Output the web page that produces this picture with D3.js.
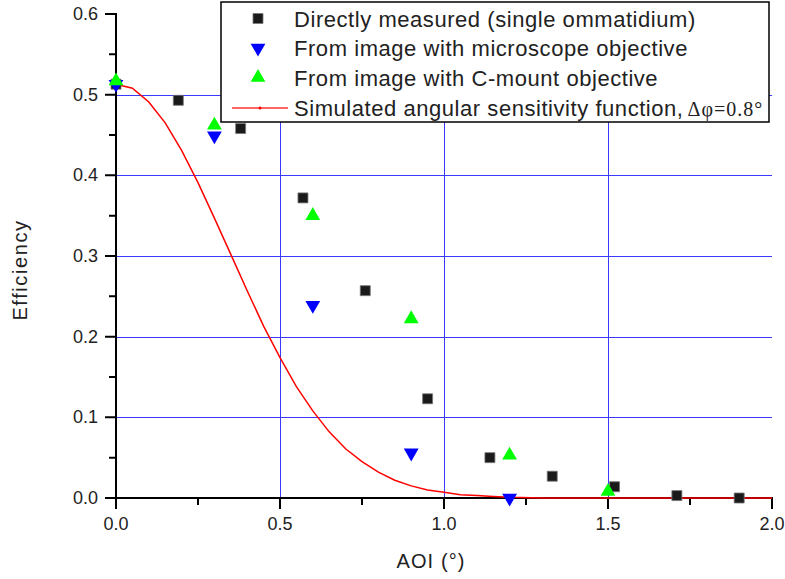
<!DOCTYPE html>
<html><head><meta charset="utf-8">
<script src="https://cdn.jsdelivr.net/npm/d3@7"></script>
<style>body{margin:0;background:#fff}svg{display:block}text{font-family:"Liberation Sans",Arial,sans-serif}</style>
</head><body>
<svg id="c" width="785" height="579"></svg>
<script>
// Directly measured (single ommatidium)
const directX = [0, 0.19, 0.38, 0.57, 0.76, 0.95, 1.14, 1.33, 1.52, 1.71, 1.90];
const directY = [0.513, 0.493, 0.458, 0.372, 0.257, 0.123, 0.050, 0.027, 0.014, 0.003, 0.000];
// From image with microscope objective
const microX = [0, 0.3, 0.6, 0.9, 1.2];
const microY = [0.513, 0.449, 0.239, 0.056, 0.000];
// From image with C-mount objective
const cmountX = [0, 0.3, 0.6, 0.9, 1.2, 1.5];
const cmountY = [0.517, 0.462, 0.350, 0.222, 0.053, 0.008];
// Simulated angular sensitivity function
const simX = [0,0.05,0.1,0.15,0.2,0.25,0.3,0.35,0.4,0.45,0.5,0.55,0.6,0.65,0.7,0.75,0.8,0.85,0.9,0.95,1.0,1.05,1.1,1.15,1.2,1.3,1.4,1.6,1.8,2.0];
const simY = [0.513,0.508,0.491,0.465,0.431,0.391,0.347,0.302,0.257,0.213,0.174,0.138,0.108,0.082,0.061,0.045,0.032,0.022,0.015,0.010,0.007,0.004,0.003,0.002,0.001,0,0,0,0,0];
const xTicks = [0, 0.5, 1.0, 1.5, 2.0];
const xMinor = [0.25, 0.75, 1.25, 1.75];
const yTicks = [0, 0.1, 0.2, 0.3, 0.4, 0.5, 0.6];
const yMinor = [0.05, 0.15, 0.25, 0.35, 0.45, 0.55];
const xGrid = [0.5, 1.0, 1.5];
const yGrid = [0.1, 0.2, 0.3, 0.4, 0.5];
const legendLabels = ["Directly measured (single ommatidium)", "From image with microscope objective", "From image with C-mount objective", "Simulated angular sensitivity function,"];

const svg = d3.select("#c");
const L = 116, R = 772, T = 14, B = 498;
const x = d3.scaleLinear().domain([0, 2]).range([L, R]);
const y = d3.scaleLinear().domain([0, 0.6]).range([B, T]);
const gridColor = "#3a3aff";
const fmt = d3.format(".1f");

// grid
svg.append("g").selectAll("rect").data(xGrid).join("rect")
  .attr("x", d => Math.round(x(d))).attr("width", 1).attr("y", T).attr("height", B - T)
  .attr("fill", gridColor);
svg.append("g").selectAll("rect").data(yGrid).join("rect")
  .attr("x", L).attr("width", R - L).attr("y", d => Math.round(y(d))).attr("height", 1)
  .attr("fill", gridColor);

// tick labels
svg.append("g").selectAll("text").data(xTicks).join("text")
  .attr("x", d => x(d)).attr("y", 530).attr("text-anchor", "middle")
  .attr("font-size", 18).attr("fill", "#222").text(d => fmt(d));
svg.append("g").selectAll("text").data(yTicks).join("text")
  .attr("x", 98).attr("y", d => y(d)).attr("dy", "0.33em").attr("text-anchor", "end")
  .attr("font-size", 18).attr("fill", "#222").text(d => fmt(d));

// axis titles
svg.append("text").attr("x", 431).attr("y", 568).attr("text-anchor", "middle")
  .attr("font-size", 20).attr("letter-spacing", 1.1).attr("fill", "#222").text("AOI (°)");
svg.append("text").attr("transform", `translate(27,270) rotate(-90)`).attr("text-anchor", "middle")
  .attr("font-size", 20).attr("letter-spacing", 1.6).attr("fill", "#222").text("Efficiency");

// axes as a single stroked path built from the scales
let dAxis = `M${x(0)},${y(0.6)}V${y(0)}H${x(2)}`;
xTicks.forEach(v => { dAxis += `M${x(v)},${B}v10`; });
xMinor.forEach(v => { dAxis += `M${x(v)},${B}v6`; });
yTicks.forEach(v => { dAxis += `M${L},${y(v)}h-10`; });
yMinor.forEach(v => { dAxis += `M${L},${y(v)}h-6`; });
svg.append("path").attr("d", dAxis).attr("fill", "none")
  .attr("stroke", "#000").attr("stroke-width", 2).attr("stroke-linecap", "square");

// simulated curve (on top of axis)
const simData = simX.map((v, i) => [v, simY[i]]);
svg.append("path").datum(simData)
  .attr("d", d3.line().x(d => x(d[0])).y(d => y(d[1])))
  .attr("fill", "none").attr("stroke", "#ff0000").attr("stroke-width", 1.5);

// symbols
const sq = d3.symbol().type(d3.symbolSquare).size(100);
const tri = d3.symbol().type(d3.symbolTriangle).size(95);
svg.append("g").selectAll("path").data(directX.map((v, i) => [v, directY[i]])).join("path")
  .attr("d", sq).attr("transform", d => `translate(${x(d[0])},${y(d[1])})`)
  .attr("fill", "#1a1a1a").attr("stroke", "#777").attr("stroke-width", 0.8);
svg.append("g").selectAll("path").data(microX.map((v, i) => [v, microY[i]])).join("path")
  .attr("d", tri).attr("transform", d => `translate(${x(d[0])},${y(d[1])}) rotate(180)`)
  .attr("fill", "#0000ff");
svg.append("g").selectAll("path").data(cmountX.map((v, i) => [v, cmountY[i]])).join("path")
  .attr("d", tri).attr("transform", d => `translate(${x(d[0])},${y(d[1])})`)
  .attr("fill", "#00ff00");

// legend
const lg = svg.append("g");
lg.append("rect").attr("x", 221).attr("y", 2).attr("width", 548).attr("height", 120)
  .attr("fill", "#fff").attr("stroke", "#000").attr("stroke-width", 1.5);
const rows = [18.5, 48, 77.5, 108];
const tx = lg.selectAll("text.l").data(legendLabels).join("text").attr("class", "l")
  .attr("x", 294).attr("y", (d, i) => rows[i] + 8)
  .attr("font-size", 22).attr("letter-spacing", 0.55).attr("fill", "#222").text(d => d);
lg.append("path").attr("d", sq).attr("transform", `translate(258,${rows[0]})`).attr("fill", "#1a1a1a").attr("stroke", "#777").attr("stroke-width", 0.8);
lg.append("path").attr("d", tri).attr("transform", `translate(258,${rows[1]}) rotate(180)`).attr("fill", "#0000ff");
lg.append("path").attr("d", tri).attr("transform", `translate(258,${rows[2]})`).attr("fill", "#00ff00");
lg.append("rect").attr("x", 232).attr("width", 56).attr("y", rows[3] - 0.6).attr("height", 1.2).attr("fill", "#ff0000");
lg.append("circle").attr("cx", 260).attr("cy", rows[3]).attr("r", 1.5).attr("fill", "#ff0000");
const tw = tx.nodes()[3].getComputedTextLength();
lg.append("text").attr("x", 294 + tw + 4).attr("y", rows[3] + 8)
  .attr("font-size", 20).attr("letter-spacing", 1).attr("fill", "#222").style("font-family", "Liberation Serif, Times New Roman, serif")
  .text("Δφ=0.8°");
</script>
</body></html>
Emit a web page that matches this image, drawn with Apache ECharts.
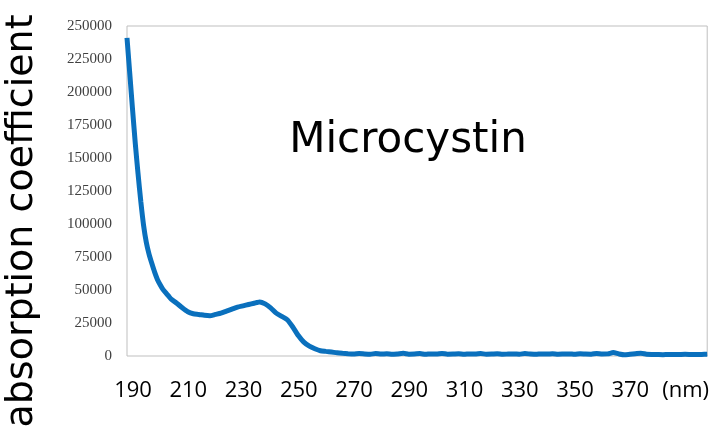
══════
- **Task goal**:
Copy out each line that contains the word "image".

- **Written solution**:
// From image with microscope objective
// From image with C-mount objective
const legendLabels = ["Directly measured (single ommatidium)", "From image with microscope objective", "From image with C-mount objective", "Simulated angular sensitivity function,"];
Emit a web page that matches this image, drawn with Apache ECharts.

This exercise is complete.